Records for this exercise.
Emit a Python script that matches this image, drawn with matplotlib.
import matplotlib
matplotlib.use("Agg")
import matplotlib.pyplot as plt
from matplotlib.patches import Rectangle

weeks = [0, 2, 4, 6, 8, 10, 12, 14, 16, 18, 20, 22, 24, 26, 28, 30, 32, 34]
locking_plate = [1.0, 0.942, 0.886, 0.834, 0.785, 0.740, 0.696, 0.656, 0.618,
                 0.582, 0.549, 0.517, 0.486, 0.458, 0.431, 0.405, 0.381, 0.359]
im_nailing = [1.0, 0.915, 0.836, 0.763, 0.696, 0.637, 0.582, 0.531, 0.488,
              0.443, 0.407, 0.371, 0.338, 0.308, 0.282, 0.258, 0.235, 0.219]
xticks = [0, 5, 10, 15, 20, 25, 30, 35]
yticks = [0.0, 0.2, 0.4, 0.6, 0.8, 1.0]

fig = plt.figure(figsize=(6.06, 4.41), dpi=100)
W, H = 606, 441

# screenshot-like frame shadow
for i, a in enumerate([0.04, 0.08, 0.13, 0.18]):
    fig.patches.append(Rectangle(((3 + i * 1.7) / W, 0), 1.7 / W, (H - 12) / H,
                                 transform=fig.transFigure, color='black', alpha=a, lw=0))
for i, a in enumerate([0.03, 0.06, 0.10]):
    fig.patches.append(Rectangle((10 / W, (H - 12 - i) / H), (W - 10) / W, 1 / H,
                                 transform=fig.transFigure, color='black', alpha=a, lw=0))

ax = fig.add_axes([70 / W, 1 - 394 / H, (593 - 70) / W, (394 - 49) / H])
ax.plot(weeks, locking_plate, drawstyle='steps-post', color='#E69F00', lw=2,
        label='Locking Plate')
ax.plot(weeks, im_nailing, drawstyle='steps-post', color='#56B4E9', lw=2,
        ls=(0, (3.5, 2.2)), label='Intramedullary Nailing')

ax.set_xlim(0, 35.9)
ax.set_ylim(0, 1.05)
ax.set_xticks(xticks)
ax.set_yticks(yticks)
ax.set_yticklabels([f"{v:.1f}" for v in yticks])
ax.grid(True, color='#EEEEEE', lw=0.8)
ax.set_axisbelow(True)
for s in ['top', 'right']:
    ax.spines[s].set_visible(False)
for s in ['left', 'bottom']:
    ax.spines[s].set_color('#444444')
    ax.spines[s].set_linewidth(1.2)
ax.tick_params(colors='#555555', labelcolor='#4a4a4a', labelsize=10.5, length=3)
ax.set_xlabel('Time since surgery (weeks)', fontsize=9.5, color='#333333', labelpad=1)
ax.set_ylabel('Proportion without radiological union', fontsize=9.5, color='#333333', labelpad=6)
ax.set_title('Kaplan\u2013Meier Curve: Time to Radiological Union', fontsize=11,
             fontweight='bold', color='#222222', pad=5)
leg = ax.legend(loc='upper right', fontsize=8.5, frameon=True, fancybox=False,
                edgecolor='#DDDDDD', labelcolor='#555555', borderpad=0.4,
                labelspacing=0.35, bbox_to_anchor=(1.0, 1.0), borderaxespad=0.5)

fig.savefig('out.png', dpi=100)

==

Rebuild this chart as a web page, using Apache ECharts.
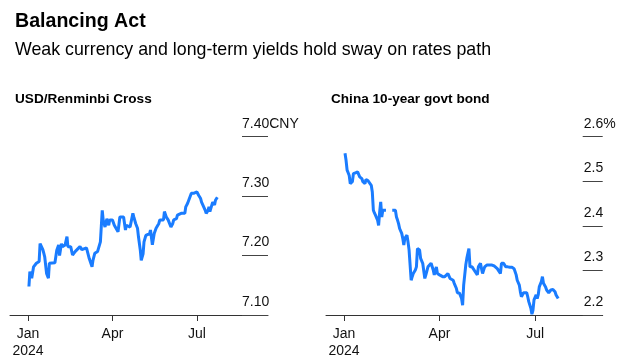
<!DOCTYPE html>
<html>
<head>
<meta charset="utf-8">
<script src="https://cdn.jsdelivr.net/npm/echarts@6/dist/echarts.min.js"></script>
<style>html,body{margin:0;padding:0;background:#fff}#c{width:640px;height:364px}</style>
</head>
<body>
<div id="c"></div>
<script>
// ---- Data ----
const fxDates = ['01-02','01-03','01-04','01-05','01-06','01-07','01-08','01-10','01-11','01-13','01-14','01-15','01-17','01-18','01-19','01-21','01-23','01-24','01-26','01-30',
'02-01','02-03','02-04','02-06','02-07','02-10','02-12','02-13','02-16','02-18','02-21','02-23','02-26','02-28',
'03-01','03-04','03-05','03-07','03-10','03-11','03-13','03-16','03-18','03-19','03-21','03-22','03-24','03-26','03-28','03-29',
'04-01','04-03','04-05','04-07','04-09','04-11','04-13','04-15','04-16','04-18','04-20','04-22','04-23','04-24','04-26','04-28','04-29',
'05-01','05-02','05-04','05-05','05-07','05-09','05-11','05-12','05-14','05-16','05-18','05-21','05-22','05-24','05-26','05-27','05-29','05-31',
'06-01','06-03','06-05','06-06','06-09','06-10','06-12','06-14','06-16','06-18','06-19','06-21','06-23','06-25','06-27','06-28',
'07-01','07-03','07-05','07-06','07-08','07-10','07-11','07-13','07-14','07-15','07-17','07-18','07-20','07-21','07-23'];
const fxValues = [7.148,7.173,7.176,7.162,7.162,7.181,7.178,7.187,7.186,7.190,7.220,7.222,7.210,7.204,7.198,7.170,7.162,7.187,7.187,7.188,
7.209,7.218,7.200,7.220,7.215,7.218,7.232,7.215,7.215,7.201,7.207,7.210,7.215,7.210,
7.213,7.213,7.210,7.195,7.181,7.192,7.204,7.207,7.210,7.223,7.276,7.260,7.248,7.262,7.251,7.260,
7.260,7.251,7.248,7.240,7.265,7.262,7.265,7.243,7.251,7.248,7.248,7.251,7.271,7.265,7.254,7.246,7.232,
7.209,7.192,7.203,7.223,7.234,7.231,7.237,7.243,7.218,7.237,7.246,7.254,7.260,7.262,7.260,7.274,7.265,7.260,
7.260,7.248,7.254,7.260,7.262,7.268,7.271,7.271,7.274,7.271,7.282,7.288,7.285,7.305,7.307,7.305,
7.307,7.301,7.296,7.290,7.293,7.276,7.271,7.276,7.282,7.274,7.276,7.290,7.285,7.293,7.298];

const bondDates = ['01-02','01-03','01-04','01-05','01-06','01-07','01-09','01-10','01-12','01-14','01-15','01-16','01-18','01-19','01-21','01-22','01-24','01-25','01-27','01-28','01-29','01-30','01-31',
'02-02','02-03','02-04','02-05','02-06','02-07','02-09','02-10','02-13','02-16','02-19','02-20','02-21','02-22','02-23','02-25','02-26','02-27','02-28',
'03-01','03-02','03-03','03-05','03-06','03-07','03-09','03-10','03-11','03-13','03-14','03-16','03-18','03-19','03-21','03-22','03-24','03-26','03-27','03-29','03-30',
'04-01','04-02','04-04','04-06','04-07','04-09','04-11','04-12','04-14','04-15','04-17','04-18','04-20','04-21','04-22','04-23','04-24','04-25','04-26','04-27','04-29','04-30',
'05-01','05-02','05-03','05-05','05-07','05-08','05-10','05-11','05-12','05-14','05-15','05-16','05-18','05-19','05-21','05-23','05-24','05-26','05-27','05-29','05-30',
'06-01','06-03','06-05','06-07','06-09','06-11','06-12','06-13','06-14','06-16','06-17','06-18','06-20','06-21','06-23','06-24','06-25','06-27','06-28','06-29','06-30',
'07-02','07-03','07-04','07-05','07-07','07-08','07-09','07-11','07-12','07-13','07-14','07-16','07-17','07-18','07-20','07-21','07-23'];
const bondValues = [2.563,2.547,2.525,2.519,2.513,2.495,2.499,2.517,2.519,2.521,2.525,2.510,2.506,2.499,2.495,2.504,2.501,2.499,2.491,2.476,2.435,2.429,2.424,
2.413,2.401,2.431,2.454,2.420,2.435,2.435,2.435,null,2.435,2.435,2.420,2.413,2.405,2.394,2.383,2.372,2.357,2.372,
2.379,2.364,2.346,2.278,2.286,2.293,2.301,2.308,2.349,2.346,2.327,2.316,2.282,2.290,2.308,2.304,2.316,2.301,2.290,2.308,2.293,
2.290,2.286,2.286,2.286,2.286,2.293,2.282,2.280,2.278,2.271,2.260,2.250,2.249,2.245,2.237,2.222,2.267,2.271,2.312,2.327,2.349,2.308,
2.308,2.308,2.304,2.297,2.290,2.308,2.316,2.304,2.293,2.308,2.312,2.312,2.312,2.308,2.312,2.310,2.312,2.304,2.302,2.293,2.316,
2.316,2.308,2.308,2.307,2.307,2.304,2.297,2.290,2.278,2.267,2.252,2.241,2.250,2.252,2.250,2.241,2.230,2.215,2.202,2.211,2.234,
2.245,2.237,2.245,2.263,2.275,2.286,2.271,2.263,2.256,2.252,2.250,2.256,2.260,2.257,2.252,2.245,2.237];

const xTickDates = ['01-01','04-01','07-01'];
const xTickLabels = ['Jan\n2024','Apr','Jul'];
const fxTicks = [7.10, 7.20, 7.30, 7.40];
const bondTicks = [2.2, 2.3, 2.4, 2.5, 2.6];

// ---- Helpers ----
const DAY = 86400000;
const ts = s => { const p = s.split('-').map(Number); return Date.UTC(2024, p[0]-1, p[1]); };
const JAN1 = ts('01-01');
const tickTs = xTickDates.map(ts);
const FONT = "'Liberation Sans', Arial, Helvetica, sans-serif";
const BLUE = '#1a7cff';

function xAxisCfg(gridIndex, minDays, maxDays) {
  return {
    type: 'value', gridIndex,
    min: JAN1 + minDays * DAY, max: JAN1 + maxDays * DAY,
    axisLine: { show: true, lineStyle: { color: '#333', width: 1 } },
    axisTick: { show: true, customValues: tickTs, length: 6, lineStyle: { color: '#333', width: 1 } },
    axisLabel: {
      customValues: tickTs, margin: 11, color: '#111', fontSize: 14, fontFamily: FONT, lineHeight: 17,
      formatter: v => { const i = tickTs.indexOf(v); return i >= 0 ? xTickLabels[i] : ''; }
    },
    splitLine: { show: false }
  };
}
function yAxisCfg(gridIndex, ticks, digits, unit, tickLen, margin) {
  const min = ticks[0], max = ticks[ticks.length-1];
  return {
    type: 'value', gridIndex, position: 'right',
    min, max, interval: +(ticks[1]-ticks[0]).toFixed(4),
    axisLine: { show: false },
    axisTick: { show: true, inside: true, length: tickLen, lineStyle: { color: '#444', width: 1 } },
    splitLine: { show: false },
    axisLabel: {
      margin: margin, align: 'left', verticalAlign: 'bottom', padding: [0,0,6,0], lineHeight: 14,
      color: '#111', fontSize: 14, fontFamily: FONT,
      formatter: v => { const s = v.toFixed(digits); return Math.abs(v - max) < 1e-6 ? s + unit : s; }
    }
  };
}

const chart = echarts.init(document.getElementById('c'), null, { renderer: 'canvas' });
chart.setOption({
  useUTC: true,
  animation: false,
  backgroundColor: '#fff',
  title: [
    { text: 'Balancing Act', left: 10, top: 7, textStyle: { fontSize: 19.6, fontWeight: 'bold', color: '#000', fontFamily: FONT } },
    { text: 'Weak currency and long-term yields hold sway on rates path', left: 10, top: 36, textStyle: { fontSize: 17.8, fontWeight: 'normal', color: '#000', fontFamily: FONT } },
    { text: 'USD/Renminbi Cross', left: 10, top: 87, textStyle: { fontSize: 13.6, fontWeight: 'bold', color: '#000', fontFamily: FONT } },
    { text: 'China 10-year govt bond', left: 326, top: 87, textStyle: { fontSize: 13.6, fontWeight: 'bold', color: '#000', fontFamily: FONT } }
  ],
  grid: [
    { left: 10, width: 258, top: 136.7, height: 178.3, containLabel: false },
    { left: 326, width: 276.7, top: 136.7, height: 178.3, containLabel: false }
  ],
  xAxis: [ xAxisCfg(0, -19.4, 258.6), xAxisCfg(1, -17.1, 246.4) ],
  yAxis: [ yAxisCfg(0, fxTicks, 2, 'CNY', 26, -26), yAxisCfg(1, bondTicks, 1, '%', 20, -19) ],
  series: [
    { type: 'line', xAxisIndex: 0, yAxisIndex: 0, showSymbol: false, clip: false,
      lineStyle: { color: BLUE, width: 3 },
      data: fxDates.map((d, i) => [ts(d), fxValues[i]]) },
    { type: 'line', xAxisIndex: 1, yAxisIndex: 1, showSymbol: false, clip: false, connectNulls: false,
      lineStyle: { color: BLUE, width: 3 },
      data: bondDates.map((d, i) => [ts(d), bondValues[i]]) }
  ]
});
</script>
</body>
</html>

Problem details. Scan the data above and copy every line with "matplotlib" in it.

Solution to the exercise.
Emit a Python script that matches this image, drawn with matplotlib.
import matplotlib
matplotlib.use("Agg")
import matplotlib.pyplot as plt
from matplotlib.patches import Rectangle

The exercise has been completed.